Are there any hazards on scene?  You name it, it could be an issue.  Hazardous materials, fluids, fire, electricity, just about anything that can change your response.

Furthermore, how did dispatch receive their information?  Was it a single caller who believes there may have been an accident, but only saw a disabled vehicle on the shoulder of the road?  Or has dispatch received multiple calls for the incident? 

All these clues should help you decide if you need to request additional resources. It’s always better to get additional help rolling early than be behind the eight ball. You can always cancel resources once you arrive on scene if they aren’t needed; but if they are needed, many hands make light work!

Wheels Rolling!

Finally, it’s time to roll!  All the above steps should be completed between the time your station tones drop to the time you climb into the apparatus cab to physically respond. 

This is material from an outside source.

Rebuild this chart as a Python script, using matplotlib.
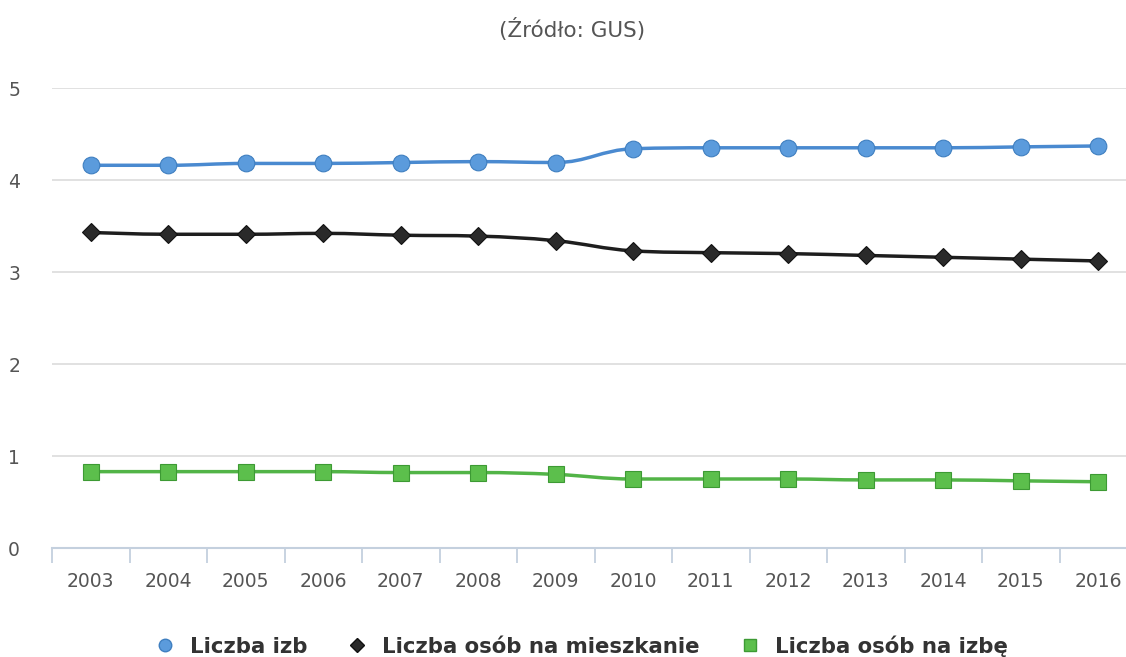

Initiating your emergency lights and sirens are required and now is the time to do it!

While en-route to the scene, you may receive additional information from dispatch.  This is the time to make any necessary adjustments to your response based on the provided information.

Arriving On Scene

Once on-scene you will almost definitely be faced with pieces of information that were previously undisclosed.  Adjusting your approach may be necessary.  Additional requests for assistance should be done upon identification of the need.

Scene work will be discussed in another article.


First responders need to be prepared to respond safely and perform effectively on motor vehicle accidents.  Accidents responding to accidents are more preventable this way.  Know your SOPs and be ready to make initial critical decisions quickly.  

If your department lacks an SOP for MVAs, conduct research and write your own using this SOP creation guide.

Equipment training, tabletop exercises, and discussions at the station on these topics will assist first responders in effective decision making on responding to MVAs.  While this can be more challenging the earlier you are in your career, it does get easier as more experience is gained.